→ **WORK TO BE COMPLETED**
Give the data below again exactly as it stands. Omit the pictures.

→ **PROVIDED MATERIAL**
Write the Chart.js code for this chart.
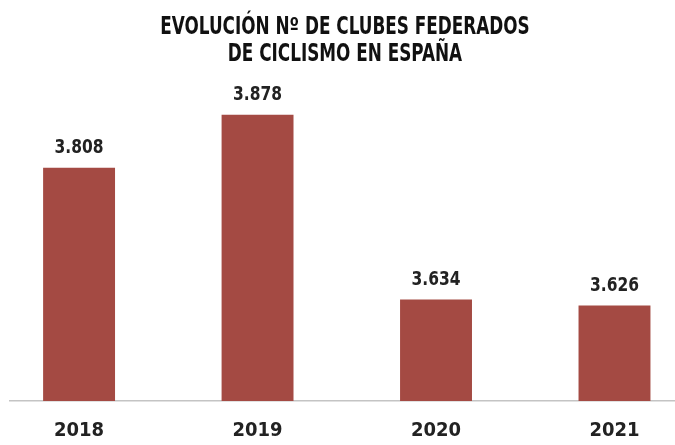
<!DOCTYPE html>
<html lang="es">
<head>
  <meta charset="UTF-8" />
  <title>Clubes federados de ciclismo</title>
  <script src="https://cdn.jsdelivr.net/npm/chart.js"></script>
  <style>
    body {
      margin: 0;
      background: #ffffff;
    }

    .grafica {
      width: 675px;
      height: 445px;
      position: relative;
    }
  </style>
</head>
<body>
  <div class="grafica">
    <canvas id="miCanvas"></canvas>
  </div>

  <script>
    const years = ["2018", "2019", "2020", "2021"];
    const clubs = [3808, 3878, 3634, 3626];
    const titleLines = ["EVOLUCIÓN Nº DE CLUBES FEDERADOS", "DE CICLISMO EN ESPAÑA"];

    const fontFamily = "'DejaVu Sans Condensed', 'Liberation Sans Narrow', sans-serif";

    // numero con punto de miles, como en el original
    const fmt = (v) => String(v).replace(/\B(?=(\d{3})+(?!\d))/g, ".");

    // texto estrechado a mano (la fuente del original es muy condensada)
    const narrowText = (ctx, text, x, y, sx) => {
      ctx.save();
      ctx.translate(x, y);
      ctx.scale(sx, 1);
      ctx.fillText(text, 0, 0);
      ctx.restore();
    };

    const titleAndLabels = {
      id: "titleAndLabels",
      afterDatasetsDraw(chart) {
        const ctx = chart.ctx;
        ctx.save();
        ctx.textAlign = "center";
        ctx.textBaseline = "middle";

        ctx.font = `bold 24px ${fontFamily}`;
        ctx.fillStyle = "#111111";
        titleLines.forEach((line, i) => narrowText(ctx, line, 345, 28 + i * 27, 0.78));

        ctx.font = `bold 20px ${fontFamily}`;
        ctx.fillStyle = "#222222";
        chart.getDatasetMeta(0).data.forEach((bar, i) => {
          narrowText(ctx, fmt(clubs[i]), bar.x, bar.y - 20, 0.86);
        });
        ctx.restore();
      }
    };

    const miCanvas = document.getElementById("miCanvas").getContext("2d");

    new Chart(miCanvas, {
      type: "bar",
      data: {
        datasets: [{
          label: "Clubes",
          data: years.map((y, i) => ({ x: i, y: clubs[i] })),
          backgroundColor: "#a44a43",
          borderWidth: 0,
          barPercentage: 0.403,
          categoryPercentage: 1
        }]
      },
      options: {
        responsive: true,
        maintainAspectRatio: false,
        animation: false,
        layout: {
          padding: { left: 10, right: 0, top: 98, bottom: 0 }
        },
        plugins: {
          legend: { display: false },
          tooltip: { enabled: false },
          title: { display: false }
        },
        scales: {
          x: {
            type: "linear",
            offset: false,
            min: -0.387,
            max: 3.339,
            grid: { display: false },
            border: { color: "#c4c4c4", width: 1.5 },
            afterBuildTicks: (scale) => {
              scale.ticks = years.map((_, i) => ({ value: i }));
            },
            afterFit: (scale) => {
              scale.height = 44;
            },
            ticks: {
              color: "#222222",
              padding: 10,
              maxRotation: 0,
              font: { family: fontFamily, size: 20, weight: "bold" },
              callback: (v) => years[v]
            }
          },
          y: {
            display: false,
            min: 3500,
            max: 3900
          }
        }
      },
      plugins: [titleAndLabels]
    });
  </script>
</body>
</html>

→ **EXERCISE RESULT**
Write the Chart.js code for this chart.
<!DOCTYPE html>
<html lang="es">
<head>
  <meta charset="UTF-8" />
  <title>Clubes federados de ciclismo</title>
  <script src="https://cdn.jsdelivr.net/npm/chart.js"></script>
  <style>
    body {
      margin: 0;
      background: #ffffff;
    }

    .grafica {
      width: 675px;
      height: 445px;
      position: relative;
    }
  </style>
</head>
<body>
  <div class="grafica">
    <canvas id="miCanvas"></canvas>
  </div>

  <script>
    const years = ["2018", "2019", "2020", "2021"];
    const clubs = [3808, 3878, 3634, 3626];
    const titleLines = ["EVOLUCIÓN Nº DE CLUBES FEDERADOS", "DE CICLISMO EN ESPAÑA"];

    const fontFamily = "'DejaVu Sans Condensed', 'Liberation Sans Narrow', sans-serif";

    // numero con punto de miles, como en el original
    const fmt = (v) => String(v).replace(/\B(?=(\d{3})+(?!\d))/g, ".");

    // texto estrechado a mano (la fuente del original es muy condensada)
    const narrowText = (ctx, text, x, y, sx) => {
      ctx.save();
      ctx.translate(x, y);
      ctx.scale(sx, 1);
      ctx.fillText(text, 0, 0);
      ctx.restore();
    };

    const titleAndLabels = {
      id: "titleAndLabels",
      afterDatasetsDraw(chart) {
        const ctx = chart.ctx;
        ctx.save();
        ctx.textAlign = "center";
        ctx.textBaseline = "middle";

        ctx.font = `bold 24px ${fontFamily}`;
        ctx.fillStyle = "#111111";
        titleLines.forEach((line, i) => narrowText(ctx, line, 345, 28 + i * 27, 0.78));

        ctx.font = `bold 20px ${fontFamily}`;
        ctx.fillStyle = "#222222";
        chart.getDatasetMeta(0).data.forEach((bar, i) => {
          narrowText(ctx, fmt(clubs[i]), bar.x, bar.y - 20, 0.86);
        });
        ctx.restore();
      }
    };

    const miCanvas = document.getElementById("miCanvas").getContext("2d");

    new Chart(miCanvas, {
      type: "bar",
      data: {
        datasets: [{
          label: "Clubes",
          data: years.map((y, i) => ({ x: i, y: clubs[i] })),
          backgroundColor: "#a44a43",
          borderWidth: 0,
          barPercentage: 0.403,
          categoryPercentage: 1
        }]
      },
      options: {
        responsive: true,
        maintainAspectRatio: false,
        animation: false,
        layout: {
          padding: { left: 10, right: 0, top: 98, bottom: 0 }
        },
        plugins: {
          legend: { display: false },
          tooltip: { enabled: false },
          title: { display: false }
        },
        scales: {
          x: {
            type: "linear",
            offset: false,
            min: -0.387,
            max: 3.339,
            grid: { display: false },
            border: { color: "#c4c4c4", width: 1.5 },
            afterBuildTicks: (scale) => {
              scale.ticks = years.map((_, i) => ({ value: i }));
            },
            afterFit: (scale) => {
              scale.height = 44;
            },
            ticks: {
              color: "#222222",
              padding: 10,
              maxRotation: 0,
              font: { family: fontFamily, size: 20, weight: "bold" },
              callback: (v) => years[v]
            }
          },
          y: {
            display: false,
            min: 3500,
            max: 3900
          }
        }
      },
      plugins: [titleAndLabels]
    });
  </script>
</body>
</html>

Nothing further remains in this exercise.